To begin with, the lifetime gains limit should be increased from €1 million. By capping the limit at €1 million and imposing a 33% rate on the gains above this limit, Ireland is at a competitive disadvantage to many countries across Europe. Significantly, the UK offers a rate of 10% for the first £10 million of gains. Not alone would increasing the lifetime cap allow Ireland to compete internationally, it would also reduce the attractiveness for Irish entrepreneurs to set up businesses overseas. It is positive to see that Indecon’s recommendations include increasing the lifetime cap to €12 million for entrepreneurs who re-invest in a new business.
The relief is currently limited to gains on the sale of business assets. However, we would like to see the relief extended to dividends paid to entrepreneurs from qualifying companies. In Ireland, dividends are taxed at combined income tax and social security rates of up to 55%. Crucially, allowing entrepreneurs to extract dividends from their business at a 10% rate would be a huge boost for business owners and reduce the incentive for entrepreneurs to sell their businesses too soon.

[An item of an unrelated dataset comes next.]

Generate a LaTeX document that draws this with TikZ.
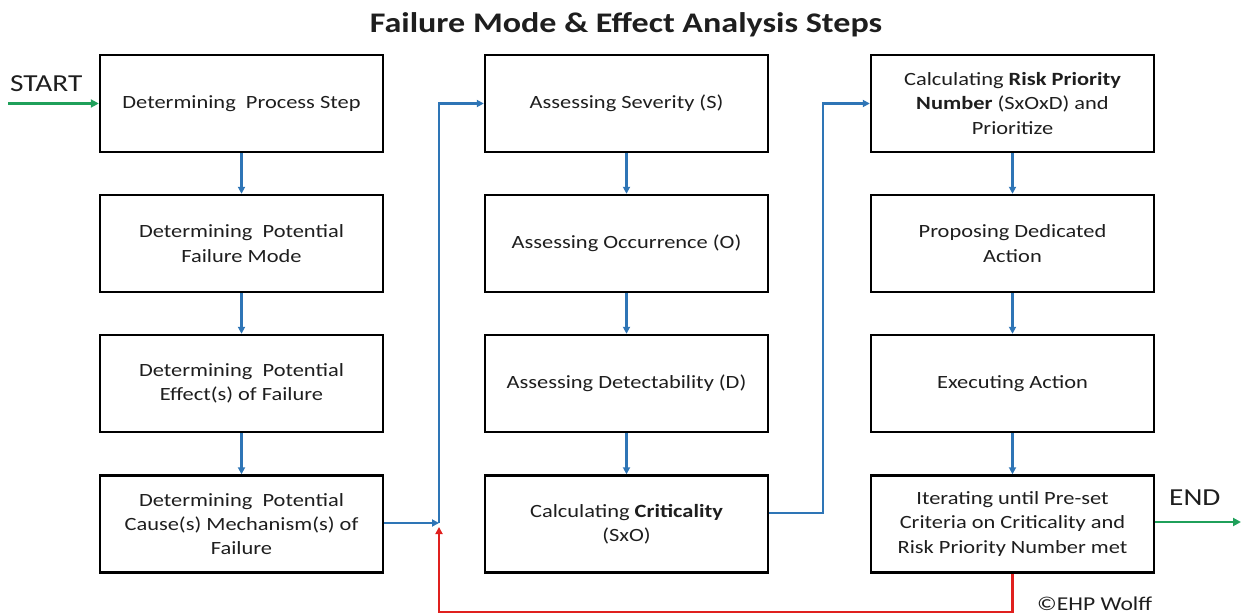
\documentclass[tikz,border=0pt]{standalone}
\usepackage{fontspec}
\setmainfont{Carlito}[FakeStretch=1.2]
\usetikzlibrary{arrows.meta}
\definecolor{fblue}{HTML}{2E75B6}
\definecolor{fgreen}{HTML}{1FA05A}
\definecolor{fred}{HTML}{E0201E}
\definecolor{ftext}{HTML}{1E1E1E}
\begin{document}
\begin{tikzpicture}[x=1bp,y=-1bp,
  stepbox/.style={draw=black,line width=2.4bp,minimum width=283bp,minimum height=97bp,inner sep=0pt,align=center,text=ftext,font=\fontsize{18.75}{24.5}\selectfont},
  barrow/.style={draw=fblue,line width=2.2bp,-{Triangle[length=7bp,width=7bp]}},
  garrow/.style={draw=fgreen,line width=2.6bp,-{Triangle[length=8bp,width=8bp]}},
  rarrow/.style={draw=fred,line width=2.2bp,-{Triangle[length=7bp,width=7bp]}},
  endlabel/.style={text=ftext,font=\fontsize{24.5}{28}\selectfont,inner sep=0pt}]
\useasboundingbox (0,0) rectangle (1242,616);
\node[font=\bfseries\fontsize{28.5}{32}\selectfont,text=ftext,inner sep=0pt,anchor=base] (title) at (626,33) {Failure Mode \& Effect Analysis Steps};
% column 1
\node[stepbox] (a1) at (241.5,103.5) {Determining\ \ Process Step};
\node[stepbox] (a2) at (241.5,243.5) {Determining\ \ Potential\\Failure Mode};
\node[stepbox] (a3) at (241.5,383.5) {Determining\ \ Potential\\Effect(s) of Failure};
\node[stepbox] (a4) at (241.5,524) {Determining\ \ Potential\\Cause(s) Mechanism(s) of\\Failure};
% column 2
\node[stepbox] (b1) at (626.5,103.5) {Assessing Severity (S)};
\node[stepbox] (b2) at (626.5,243.5) {Assessing Occurrence (O)};
\node[stepbox] (b3) at (626.5,383.5) {Assessing Detectability (D)};
\node[stepbox] (b4) at (626.5,524) {Calculating \textbf{Criticality}\\(SxO)};
% column 3
\node[stepbox] (c1) at (1012.5,103.5) {Calculating \textbf{Risk Priority}\\\textbf{Number} (SxOxD) and\\Prioritize};
\node[stepbox] (c2) at (1012.5,243.5) {Proposing Dedicated\\Action};
\node[stepbox] (c3) at (1012.5,383.5) {Executing Action};
\node[stepbox] (c4) at (1012.5,524) {Iterating until Pre-set\\Criteria on Criticality and\\Risk Priority Number met};
% labels
\node[endlabel,anchor=base west] (start) at (10,92) {START};
\node[endlabel,anchor=base west] (endl) at (1169,505) {END};
\node[text=ftext,font=\fontsize{19.7}{22}\selectfont,anchor=base west,inner sep=0pt] (copy) at (1037,610) {©EHP Wolff};
% coordinates
\coordinate (s) at (8,103.5);
\coordinate (e) at (1241,522);
\coordinate (j1) at (439,523);
\coordinate (j2) at (439,527);
\coordinate (k) at (823,513);
\coordinate (r) at (0,612);
% connectors
\draw[garrow] (s) -- (a1.west);
\draw[garrow] (c4.east |- e) -- (e);
\draw[barrow] (a1.south) -- (a2.north);
\draw[barrow] (a2.south) -- (a3.north);
\draw[barrow] (a3.south) -- (a4.north);
\draw[barrow] (b1.south) -- (b2.north);
\draw[barrow] (b2.south) -- (b3.north);
\draw[barrow] (b3.south) -- (b4.north);
\draw[barrow] (c1.south) -- (c2.north);
\draw[barrow] (c2.south) -- (c3.north);
\draw[barrow] (c3.south) -- (c4.north);
\draw[barrow] (a4.east |- j1) -- (j1);
\draw[barrow] (j1) |- (b1.west);
\draw[barrow] (b4.east |- k) -- (k) |- (c1.west);
\draw[rarrow] (c4.south) -- (c4.south |- r) -- (j1 |- r) -- (j2);
\end{tikzpicture}
\end{document}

The conditions under the current CGT regime encourage entrepreneurs to make a one-off transfer to the next generation or to sell – even if the next generation are not ready to take over, or the original founder is still needed within the company. Owners should be allowed to benefit from CGT treatment for “phased” transfers of their business to the next generation. Again, it is heartening to see the Indecon recommendation that the CGT Entrepreneur and Retirement Reliefs be reviewed together as part of a next phase of formulating reforms. We look forward to positive developments in this area in Budget 2021.